January Tweets of the Month!

• That tears come in only one flavor -- salty -- is a design flaw useful only to those who feel a profound sadness over things like pretzels. In the future we'll all be able to select flavors like we do at the movie theater soda dispensers.

• By many bottom-line standards -- income, sales, bookings -- I'm what many people would consider a failed writer. They are mistaken. I'm a failing writer. I won't be a failed writer until I give up. And that'll never happen. 

• For the litany of health benefits it is known to bestow, I have for about four months been going to the gym 5 or 6 days a week. Biggest change I've noticed so far? I'm getting real good at counting to 12!

• On this chilly winter day I just saw a man at the bus stop wearing nothing but a  musical bellows. He was dressed accordioningly.

• I’m a confident enough husband to understand my spouse is bound to consider how the "grass is greener," yet wise enough to discourage her from linger looking lest she realize - not only is grass greener - but it is also mowed, raked & mulched by a dude who also manages a real job

• A careless gesture at the drive-up ATM left me with the decision to either cancel and start over or conduct my high-stakes transaction in a foreign language. My choice? Adelante! What did I learn from the challenge? I'm just as broke in Spanish as I am in English. No me gusta!

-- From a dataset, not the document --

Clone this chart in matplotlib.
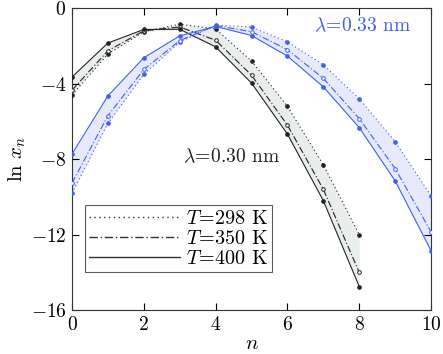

• A sweet, devout woman confided that she daily prays for me by name. I'm touched but, given my circumstances, can't help but wonder what she prays will happen. Well, today it was revealed. In honor of Steeler Chris Boswell's game-winning OT kick, Primanti Bros. is giving away one free sandwich to anyone named Chris or Boswell -- so I qualify! Hallelujah! #FeelingBlessed

• I suspect that old adage about making your bed every day to gain the mindset of accomplishment is perpetuated by true achievers who score actual accomplishments while the rest of us are making our beds.

• There must be a direct correlation between a person's genuine happiness and the number of exclamation points he or she uses each day. I'll bet it's truly a case of the more the merrier. I do. I really, really do! I really do! !!!!!!!!!!!!!!!!!!!!!!!!!!!!!!!!!!!!!!!!!!!!!!!!!!!!!!!!!!!!!!!!!!!!!!!!!!!!!!!!!!!!!!!!!!!!!!!!!!!!!!!!!!!!!!!!!!!!!!!!!!!!!!!!!!!!!!!!!!!!!!!!!!!!!!!!!!!!

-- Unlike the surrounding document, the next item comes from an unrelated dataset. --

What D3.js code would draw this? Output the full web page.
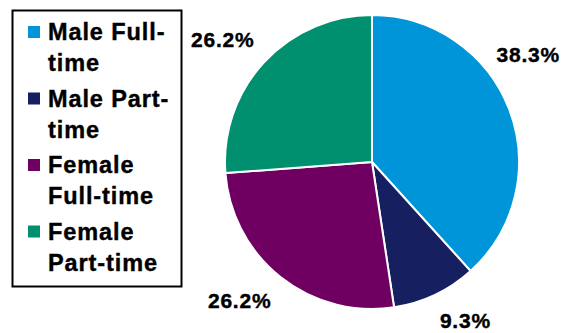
<!DOCTYPE html>
<html>
<head>
<meta charset="utf-8">
<script src="https://cdn.jsdelivr.net/npm/d3@7"></script>
<style>
  html, body { margin: 0; padding: 0; background: #ffffff; }
  svg { display: block; font-family: "Liberation Sans", Arial, sans-serif; }
</style>
</head>
<body>
<svg id="chart" width="580" height="333"></svg>
<script>
// Workforce split by sex and working pattern (share of total, %)
const categories = ["Male Full-time", "Male Part-time", "Female Full-time", "Female Part-time"];
const legendLines = [["Male Full-", "time"], ["Male Part-", "time"], ["Female", "Full-time"], ["Female", "Part-time"]];
const shares = [38.3, 9.3, 26.2, 26.2];
const labels = ["38.3%", "9.3%", "26.2%", "26.2%"];
const colors = ["#0095D8", "#161F5F", "#6F0061", "#00906F"];

const svg = d3.select("#chart");

// Pie geometry
const cx = 372, cy = 162, radius = 147;
const pie = d3.pie().sort(null).value(d => d)(shares);
const arc = d3.arc().innerRadius(0).outerRadius(radius);

const g = svg.append("g").attr("transform", `translate(${cx},${cy})`);

g.selectAll("path.slice")
  .data(pie)
  .join("path")
  .attr("class", "slice")
  .attr("d", arc)
  .attr("fill", (d, i) => colors[i])
  .attr("stroke", "#ffffff")
  .attr("stroke-width", 2)
  .attr("stroke-linejoin", "round");

// Data labels sit outside each slice, shifted a little to clear the rim
const labelArc = d3.arc().innerRadius(190).outerRadius(190);
const labelShift = [[-21, -39], [12, -13], [-14, -10], [-10, 7]];

g.selectAll("text.value")
  .data(pie)
  .join("text")
  .attr("class", "value")
  .attr("x", (d, i) => labelArc.centroid(d)[0] + labelShift[i][0])
  .attr("y", (d, i) => labelArc.centroid(d)[1] + labelShift[i][1])
  .attr("text-anchor", "middle")
  .attr("dy", "0.36em")
  .attr("font-size", 21)
  .attr("font-weight", "bold")
  .attr("letter-spacing", 0.8)
  .attr("fill", "#000000")
  .attr("stroke", "#000000")
  .attr("stroke-width", 0.4)
  .text((d, i) => labels[i]);

// Legend box
const legend = svg.append("g");
legend.append("rect")
  .attr("x", 12.5).attr("y", 10.5)
  .attr("width", 169).attr("height", 276)
  .attr("fill", "#ffffff")
  .attr("stroke", "#000000")
  .attr("stroke-width", 2);

const itemStep = 66.5, lineStep = 31;
const items = legend.selectAll("g.item")
  .data(categories)
  .join("g")
  .attr("class", "item")
  .attr("transform", (d, i) => `translate(0,${40 + i * itemStep})`);

items.append("rect")
  .attr("x", 28).attr("y", -14)
  .attr("width", 12).attr("height", 12)
  .attr("fill", (d, i) => colors[i]);

items.append("text")
  .attr("x", 48)
  .attr("font-size", 23.5)
  .attr("font-weight", "bold")
  .attr("letter-spacing", 0.9)
  .attr("fill", "#000000")
  .attr("stroke", "#000000")
  .attr("stroke-width", 0.4)
  .selectAll("tspan")
  .data((d, i) => legendLines[i])
  .join("tspan")
  .attr("x", 48)
  .attr("y", (d, j) => j * lineStep)
  .text(d => d);
</script>
</body>
</html>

• We used to snobbishly brag how we never watched TV. Now we speak almost exclusively in movie reviews.

• A friend just posted she and a buddy have been stuck in I-95 gridlock for 3 hours. Haven't moved an inch. I said it'll be tolerable until one or the other begins to consider the Donner Party option. Question: If you had to resort to cannibalism, would you rather consume a chum or someone you despised? Would you prepare the meal differently?

• Mallberg ahoy! I always thought the perfect crime would be to become a contract snow removal guy and then the day of the first big snow getting drunk with an adversary in his or her car. Then you entomb the vehicle in the mallberg snow with the passed out victim inside. Crime would go undetected 'til the April thaw. It's a very Edgar Allen Poe sort-of crime. And, yes, I realize I should not suggest scot-free crimes against willing drunks in a forum where my wife could see them, but the idea is too strong to conceal like, say, a car deep in a random mallberg.

• I can forgive "tea" with its two additional letters because they differentiate it from "tee." But I become furious any time logic demands I type "queue" with its FOUR useless letters for a word that sounds like Q. My advice: just use line instead. That's your Q-tip for the day.

• “Ozark” is a Netflix story about a couple whose ambition is to make money by perpetuating evil. A story about couples whose ambition is to make offspring to perpetuate the species is “Noahzark”

• I wonder if at the end of our lives as time runs out how much we'd give to have back all the time we wasted hoping some unpleasantness would end. What would we trade for all those hours we spent watching the clock, hoping a dreary class or day at work would finally end. I imagine it's a very poignant regret for many. Not me. And nothing will get me to sit through "The Irishman" again. 

• I’m unfamiliar with the procedure, whether it involves either a seamstress or an exorcist, but I have to imagine when one "darns" a sock one is condemning the sock's soul to heck.                                            

• Anytime I hear someone in charge say it's time to "re-think" a misguided decision, I automatically assume zero actual thought went into the original decision.

Thursday, January 27, 2022

The joke Einstein thought was hilarious wasn't


I’ve said, truthfully, I had nothing to do with raising our kids until they were advanced enough to get my jokes. That means that other than my rather bystander role in their orgasmic conception I was sort of an absent parent until each was about 4 and capable of understanding the construction of your basic knock-knock joke.

Like this:

Knock Knock

Who’s there?


Denise who?

Da knees are above da ankles.

Boom! Now, to a 4 year old that is about the height of wit and sophistication. Better, I’d usually repeat the joke with the audience of one on my lap and with emphatic tickling timed to the punch line.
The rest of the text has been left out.